Os espaços de convívio comum nas casas – salas de estar e de jantar – estão, cada vez mais, tendo o papel de local para recepção de estranhos à família: as visitas. “Os adolescentes estão se acostumando a comer em seus quartos e a se entreter sozinhos, com videogames e TV. Analisando os números do IBGE (Instituto Brasileiro de Geografia e Estatísticas), notamos que nas casas da classe média há quase tantos aparelhos de televisão quanto quartos.”

Nas milhares de plantas de casas e apartamentos analisadas pelo Nomads, a constatação de que “cada compartimento passa a ser um cubículo”, nas palavras de Tramontano. E... “Quanto menor o espaço, maior a tendência de a pessoa se tornar ansiosa”, analisa o psiquiatra José Ângelo Gaiarsa. “Ansiedade é, basicamente, falta de espaço. É quando você quer soltar seus bichos e não tem espaço. Tem de segurá-los. Mas não podemos só ver o lado catastrófico disso (leia reportagem nesta página).”

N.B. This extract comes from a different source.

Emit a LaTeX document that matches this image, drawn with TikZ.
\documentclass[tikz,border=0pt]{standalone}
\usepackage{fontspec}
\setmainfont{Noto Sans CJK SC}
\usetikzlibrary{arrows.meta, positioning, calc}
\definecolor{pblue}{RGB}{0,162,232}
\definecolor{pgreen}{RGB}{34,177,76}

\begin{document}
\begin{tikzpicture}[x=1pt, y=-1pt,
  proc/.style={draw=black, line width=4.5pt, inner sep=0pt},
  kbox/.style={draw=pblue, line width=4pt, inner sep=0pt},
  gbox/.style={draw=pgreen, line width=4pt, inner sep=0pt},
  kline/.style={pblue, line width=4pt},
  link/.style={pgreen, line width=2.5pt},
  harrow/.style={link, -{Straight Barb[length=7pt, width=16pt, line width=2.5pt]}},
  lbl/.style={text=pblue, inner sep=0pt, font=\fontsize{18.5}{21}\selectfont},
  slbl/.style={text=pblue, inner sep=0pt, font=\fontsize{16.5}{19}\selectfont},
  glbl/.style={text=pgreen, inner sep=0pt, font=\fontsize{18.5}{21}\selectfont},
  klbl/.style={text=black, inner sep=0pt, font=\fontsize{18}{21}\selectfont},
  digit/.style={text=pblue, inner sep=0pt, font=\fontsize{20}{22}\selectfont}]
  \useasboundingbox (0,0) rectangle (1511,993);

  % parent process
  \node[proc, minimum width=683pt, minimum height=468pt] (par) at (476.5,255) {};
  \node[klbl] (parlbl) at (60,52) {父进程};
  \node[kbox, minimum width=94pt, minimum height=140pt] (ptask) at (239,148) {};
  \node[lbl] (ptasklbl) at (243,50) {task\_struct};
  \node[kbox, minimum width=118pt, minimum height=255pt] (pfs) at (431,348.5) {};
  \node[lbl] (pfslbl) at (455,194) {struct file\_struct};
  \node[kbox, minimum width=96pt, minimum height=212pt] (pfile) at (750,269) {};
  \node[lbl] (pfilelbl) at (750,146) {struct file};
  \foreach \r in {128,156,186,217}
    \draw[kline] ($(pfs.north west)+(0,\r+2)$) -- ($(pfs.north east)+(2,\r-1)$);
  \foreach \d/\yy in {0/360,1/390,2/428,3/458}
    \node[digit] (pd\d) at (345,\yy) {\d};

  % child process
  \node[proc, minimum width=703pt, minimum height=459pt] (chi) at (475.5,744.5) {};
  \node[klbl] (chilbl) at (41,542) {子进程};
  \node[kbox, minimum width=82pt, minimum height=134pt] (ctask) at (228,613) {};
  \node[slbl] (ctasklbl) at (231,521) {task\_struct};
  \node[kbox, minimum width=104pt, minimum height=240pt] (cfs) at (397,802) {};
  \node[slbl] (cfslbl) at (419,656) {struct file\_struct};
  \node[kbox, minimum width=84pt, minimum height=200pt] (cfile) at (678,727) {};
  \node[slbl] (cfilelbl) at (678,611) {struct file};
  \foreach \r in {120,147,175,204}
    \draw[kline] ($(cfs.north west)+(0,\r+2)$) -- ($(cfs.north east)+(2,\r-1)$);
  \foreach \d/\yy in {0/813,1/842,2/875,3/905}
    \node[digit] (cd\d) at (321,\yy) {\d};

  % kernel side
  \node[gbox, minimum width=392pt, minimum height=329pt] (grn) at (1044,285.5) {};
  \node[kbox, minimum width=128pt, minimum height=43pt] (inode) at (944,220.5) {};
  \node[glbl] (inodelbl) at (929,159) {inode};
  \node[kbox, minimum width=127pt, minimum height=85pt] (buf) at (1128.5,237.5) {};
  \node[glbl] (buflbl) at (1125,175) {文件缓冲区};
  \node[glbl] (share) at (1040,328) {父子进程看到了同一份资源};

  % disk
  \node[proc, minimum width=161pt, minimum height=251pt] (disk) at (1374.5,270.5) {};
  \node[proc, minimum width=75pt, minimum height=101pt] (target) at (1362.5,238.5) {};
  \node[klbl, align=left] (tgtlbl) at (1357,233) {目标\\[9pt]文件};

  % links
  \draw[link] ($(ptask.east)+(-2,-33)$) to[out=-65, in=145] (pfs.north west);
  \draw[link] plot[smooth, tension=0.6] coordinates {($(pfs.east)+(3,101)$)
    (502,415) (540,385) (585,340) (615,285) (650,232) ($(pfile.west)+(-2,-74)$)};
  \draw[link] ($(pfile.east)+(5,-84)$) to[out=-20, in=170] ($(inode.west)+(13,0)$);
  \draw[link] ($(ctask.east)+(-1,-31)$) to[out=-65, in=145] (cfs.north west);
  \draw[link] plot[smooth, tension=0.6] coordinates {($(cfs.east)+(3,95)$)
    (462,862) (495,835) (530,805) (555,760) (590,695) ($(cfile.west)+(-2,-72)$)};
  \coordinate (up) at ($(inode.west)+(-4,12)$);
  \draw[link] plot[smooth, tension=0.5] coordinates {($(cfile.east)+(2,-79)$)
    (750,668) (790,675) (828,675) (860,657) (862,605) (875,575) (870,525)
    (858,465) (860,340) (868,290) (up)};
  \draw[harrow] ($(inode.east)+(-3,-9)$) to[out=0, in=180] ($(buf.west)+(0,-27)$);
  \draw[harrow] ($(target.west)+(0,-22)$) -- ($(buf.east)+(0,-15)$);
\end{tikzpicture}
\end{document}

Outra tendência negativa observada pelos estudiosos da USP é a dos condomínios, nos quais as pessoas se fecham em tribos onde todos se igualam em níveis socioeconômicos, sem muito contato com as realidades individuais do mundo externo, as diferenças sociais das ruas. “Todos se nivelam e se perde um pouco os limites de tolerância com as pessoas de fora”, diz Tramontano. Segundo um estudo de dois anos do Nomads, a chegada à idade adulta de uma primeira geração de pessoas nascidas ou criadas em condomínio mostra a cara de uma elite criada dentro de uma redoma que, em muitos casos, não sabe mesurar valores morais. “Estamos horrorizados”, é um termo usado por Tramontano para descrever parte desse grupo social. Para ele, o contato com outras realidades, outras pessoas, como nas vendinhas, nas bancas de jornais, nas esquinas, é exatamente o que as cidades têm de mais rico.

A solução desses problemas passa por uma nova visão do mercado, de pensar mais nas necessidades das pessoas. O Nomads está fazendo um experimento em São Carlos (interior do Estado), onde construíram uma casa na qual se entra pelos cômodos individuais e, deles, se chega aos ambientes comuns a toda família, o contrário dos núcleos habitacionais de hoje. “É preciso recuperar espaços como a sala de estar, onde as pessoas possam se encontrar dentro do lar”, diz Tramontano.